───── Excerpted records

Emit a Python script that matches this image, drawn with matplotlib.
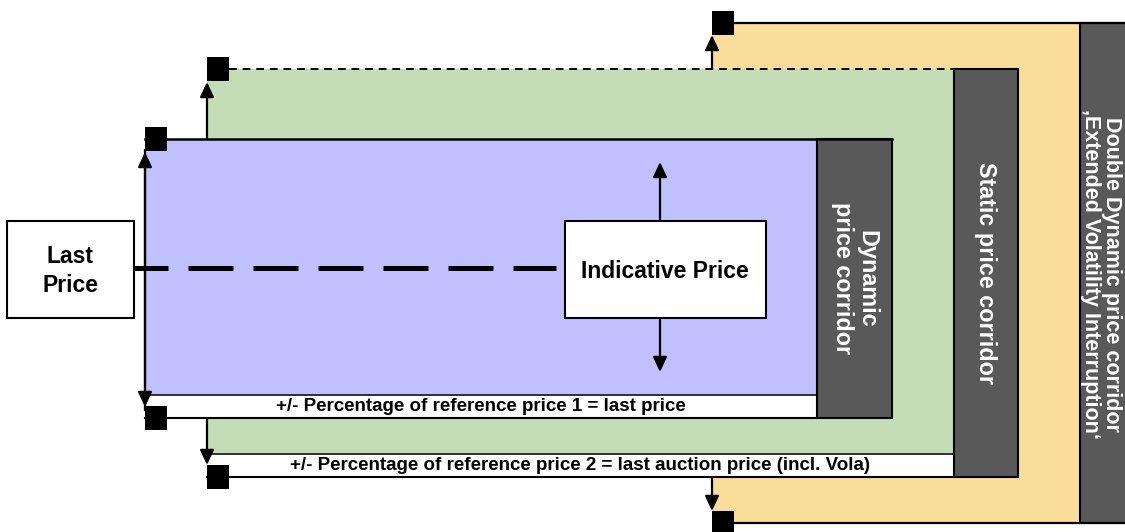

──────────
───── Excerpted records

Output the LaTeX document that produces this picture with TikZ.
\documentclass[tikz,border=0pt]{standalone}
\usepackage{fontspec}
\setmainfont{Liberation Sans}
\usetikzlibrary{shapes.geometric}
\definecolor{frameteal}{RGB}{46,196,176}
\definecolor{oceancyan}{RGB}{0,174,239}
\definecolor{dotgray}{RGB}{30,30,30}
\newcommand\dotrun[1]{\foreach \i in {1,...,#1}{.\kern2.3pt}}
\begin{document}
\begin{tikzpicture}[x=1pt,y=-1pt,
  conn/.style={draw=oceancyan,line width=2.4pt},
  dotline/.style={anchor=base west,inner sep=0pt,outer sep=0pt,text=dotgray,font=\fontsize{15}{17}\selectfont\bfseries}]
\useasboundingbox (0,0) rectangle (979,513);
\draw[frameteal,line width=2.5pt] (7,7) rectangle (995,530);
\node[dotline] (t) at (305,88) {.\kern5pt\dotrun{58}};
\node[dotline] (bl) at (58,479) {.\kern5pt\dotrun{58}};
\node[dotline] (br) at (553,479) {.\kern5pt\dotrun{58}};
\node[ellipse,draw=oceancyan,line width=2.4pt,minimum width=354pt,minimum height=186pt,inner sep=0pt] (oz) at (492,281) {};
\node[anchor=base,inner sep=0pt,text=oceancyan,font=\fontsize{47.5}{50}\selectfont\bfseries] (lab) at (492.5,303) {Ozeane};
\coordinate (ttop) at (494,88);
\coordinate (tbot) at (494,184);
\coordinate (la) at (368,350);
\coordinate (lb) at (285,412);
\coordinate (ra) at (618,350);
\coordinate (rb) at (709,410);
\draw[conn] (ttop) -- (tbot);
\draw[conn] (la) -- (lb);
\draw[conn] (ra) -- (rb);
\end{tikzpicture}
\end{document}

──────────

Written request:
Examine the records and report how many lines contain the string "that". Only the number should be given.

Full output:
2